▶ [INPUT RECORDS]:
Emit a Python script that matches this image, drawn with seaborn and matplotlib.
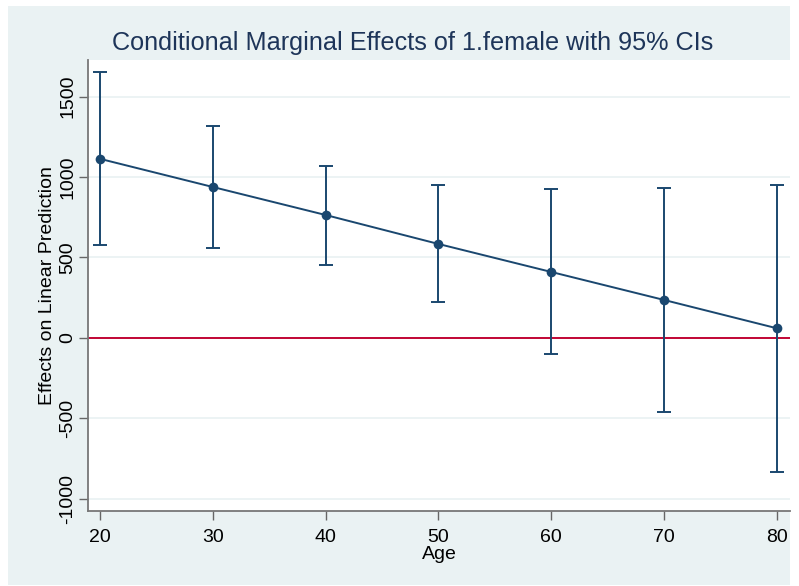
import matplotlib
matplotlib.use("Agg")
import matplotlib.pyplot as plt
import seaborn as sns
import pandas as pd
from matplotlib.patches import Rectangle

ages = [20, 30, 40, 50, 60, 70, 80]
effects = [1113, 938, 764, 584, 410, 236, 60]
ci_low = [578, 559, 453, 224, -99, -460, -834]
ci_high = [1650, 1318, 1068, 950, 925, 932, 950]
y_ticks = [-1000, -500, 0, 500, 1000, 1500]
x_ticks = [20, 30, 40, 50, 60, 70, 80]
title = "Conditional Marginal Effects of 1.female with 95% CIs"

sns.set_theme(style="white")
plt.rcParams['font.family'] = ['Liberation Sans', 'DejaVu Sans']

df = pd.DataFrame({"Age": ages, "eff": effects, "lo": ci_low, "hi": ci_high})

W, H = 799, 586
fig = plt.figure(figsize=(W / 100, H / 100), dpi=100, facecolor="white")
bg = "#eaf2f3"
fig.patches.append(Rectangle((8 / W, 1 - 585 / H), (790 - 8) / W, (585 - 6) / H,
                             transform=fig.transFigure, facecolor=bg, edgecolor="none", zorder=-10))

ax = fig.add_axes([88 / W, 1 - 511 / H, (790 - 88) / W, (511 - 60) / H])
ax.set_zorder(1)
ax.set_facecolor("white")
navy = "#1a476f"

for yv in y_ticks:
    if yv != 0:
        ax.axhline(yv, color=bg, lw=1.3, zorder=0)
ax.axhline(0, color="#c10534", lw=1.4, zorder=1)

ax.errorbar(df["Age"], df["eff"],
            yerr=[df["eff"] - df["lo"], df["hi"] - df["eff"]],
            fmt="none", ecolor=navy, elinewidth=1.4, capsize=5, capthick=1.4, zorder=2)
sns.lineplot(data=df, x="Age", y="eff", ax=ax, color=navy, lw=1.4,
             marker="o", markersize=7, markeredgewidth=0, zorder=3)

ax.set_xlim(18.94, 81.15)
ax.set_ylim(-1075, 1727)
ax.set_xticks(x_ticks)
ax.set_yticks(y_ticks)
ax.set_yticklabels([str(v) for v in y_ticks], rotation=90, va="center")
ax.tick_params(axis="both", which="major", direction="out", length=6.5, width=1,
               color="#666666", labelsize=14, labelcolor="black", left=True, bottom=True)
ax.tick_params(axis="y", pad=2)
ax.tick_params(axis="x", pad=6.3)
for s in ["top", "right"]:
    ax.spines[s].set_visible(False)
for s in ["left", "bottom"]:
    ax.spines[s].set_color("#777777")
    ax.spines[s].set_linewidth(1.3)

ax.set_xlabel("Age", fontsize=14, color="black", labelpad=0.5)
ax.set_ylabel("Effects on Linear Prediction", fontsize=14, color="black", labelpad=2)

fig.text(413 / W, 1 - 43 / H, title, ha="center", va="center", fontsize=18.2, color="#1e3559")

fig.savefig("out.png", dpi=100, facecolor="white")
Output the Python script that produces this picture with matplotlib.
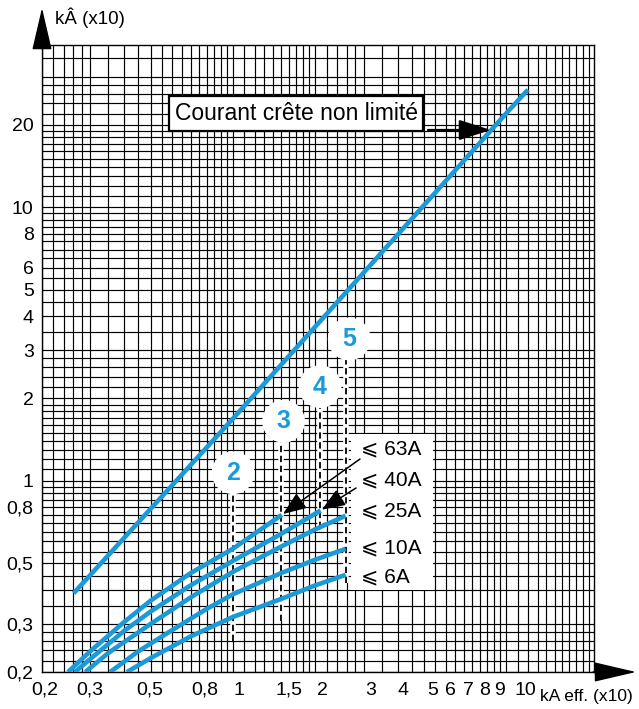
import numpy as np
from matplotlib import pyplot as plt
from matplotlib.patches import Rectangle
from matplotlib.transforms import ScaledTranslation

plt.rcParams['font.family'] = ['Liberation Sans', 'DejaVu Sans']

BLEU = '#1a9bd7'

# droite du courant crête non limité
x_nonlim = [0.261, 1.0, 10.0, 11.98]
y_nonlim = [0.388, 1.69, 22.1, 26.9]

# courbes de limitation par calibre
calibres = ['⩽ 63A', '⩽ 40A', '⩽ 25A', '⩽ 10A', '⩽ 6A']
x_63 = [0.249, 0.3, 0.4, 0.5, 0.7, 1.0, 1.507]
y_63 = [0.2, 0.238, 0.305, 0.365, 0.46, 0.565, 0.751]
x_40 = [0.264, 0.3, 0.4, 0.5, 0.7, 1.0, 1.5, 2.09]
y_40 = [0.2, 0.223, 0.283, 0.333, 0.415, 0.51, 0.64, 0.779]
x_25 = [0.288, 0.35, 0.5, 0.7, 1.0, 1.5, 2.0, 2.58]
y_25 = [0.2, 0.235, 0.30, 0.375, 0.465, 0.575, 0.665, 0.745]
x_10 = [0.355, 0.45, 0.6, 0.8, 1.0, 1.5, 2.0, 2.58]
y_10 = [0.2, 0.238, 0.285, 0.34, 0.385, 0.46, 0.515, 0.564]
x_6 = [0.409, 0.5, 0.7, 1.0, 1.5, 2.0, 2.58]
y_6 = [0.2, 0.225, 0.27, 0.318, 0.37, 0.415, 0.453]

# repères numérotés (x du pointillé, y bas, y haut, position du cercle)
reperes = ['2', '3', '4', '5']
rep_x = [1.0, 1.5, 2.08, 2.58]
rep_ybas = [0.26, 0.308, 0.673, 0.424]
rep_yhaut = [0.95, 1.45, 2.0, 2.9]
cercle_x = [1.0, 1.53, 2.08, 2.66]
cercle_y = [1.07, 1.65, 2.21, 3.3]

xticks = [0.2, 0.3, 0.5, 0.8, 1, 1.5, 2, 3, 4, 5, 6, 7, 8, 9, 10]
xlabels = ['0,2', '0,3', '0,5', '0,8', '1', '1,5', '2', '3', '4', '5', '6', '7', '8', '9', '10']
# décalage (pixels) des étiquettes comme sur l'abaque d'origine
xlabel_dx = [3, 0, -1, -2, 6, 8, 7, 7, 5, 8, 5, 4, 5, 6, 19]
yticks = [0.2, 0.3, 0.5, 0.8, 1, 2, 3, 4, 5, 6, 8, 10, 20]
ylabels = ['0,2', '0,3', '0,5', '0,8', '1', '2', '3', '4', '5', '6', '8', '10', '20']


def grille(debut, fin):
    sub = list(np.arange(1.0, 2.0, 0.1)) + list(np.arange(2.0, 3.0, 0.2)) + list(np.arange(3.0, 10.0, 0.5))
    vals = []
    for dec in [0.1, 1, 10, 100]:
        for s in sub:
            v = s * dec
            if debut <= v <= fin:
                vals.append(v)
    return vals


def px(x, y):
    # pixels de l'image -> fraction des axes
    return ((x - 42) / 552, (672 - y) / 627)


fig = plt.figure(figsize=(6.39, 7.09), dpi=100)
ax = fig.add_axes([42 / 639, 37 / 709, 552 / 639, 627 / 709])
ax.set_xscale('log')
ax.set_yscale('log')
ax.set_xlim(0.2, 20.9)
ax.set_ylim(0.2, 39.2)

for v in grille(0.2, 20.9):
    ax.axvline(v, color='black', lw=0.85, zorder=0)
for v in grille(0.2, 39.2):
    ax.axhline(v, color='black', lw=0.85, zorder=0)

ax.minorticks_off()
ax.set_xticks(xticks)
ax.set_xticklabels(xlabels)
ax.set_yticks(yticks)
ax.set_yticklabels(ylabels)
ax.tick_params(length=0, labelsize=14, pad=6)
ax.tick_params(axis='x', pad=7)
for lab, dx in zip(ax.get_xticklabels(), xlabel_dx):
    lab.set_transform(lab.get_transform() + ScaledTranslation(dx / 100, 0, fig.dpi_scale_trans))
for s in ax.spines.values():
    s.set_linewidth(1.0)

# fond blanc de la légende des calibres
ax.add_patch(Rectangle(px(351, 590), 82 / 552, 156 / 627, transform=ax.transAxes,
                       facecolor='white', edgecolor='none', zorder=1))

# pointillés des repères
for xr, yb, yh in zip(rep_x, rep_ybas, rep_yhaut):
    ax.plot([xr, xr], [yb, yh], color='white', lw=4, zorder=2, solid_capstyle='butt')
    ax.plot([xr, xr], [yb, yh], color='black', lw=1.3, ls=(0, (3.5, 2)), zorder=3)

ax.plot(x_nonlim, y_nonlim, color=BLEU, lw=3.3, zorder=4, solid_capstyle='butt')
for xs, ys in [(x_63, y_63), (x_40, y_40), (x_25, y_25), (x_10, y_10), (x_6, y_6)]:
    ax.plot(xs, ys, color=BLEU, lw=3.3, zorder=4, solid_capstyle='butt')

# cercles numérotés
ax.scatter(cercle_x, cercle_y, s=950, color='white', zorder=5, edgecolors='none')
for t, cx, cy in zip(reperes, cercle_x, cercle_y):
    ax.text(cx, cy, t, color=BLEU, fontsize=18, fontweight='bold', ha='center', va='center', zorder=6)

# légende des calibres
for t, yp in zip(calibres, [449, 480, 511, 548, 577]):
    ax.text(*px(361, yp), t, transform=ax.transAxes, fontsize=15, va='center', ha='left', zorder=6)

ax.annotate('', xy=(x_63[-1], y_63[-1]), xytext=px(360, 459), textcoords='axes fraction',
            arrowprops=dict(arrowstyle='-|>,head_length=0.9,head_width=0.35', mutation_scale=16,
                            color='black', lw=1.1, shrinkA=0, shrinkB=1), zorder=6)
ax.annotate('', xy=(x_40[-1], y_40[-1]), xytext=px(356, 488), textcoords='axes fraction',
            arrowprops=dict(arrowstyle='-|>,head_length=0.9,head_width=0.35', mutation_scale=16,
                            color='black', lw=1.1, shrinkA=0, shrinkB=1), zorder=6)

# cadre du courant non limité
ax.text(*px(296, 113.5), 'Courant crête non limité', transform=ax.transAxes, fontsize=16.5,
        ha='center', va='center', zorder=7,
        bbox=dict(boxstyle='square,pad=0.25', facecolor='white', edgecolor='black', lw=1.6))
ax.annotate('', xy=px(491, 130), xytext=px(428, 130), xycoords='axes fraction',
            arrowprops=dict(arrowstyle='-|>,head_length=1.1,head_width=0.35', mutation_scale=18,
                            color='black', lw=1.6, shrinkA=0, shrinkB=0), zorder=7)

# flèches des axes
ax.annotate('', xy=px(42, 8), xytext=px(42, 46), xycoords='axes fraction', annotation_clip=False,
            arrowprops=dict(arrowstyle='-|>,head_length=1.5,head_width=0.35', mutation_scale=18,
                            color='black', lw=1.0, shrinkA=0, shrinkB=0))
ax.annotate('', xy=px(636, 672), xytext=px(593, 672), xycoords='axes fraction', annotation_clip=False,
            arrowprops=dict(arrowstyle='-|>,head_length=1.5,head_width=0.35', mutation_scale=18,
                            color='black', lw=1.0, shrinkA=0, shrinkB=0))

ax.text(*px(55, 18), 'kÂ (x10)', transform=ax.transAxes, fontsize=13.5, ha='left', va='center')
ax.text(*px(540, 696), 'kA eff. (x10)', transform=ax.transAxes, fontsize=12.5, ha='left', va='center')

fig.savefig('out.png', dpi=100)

▶ [EXERCISE BRIEF]:
Output exactly the lines from the one containing "Output the Python" through the one containing "cercle_y = [1.07, 1.65, 2.21, 3.3]", both included, and nothing else; leave out any pictures.

▶ [FINAL ANSWER]:
Output the Python script that produces this picture with matplotlib.
import numpy as np
from matplotlib import pyplot as plt
from matplotlib.patches import Rectangle
from matplotlib.transforms import ScaledTranslation

plt.rcParams['font.family'] = ['Liberation Sans', 'DejaVu Sans']

BLEU = '#1a9bd7'

# droite du courant crête non limité
x_nonlim = [0.261, 1.0, 10.0, 11.98]
y_nonlim = [0.388, 1.69, 22.1, 26.9]

# courbes de limitation par calibre
calibres = ['⩽ 63A', '⩽ 40A', '⩽ 25A', '⩽ 10A', '⩽ 6A']
x_63 = [0.249, 0.3, 0.4, 0.5, 0.7, 1.0, 1.507]
y_63 = [0.2, 0.238, 0.305, 0.365, 0.46, 0.565, 0.751]
x_40 = [0.264, 0.3, 0.4, 0.5, 0.7, 1.0, 1.5, 2.09]
y_40 = [0.2, 0.223, 0.283, 0.333, 0.415, 0.51, 0.64, 0.779]
x_25 = [0.288, 0.35, 0.5, 0.7, 1.0, 1.5, 2.0, 2.58]
y_25 = [0.2, 0.235, 0.30, 0.375, 0.465, 0.575, 0.665, 0.745]
x_10 = [0.355, 0.45, 0.6, 0.8, 1.0, 1.5, 2.0, 2.58]
y_10 = [0.2, 0.238, 0.285, 0.34, 0.385, 0.46, 0.515, 0.564]
x_6 = [0.409, 0.5, 0.7, 1.0, 1.5, 2.0, 2.58]
y_6 = [0.2, 0.225, 0.27, 0.318, 0.37, 0.415, 0.453]

# repères numérotés (x du pointillé, y bas, y haut, position du cercle)
reperes = ['2', '3', '4', '5']
rep_x = [1.0, 1.5, 2.08, 2.58]
rep_ybas = [0.26, 0.308, 0.673, 0.424]
rep_yhaut = [0.95, 1.45, 2.0, 2.9]
cercle_x = [1.0, 1.53, 2.08, 2.66]
cercle_y = [1.07, 1.65, 2.21, 3.3]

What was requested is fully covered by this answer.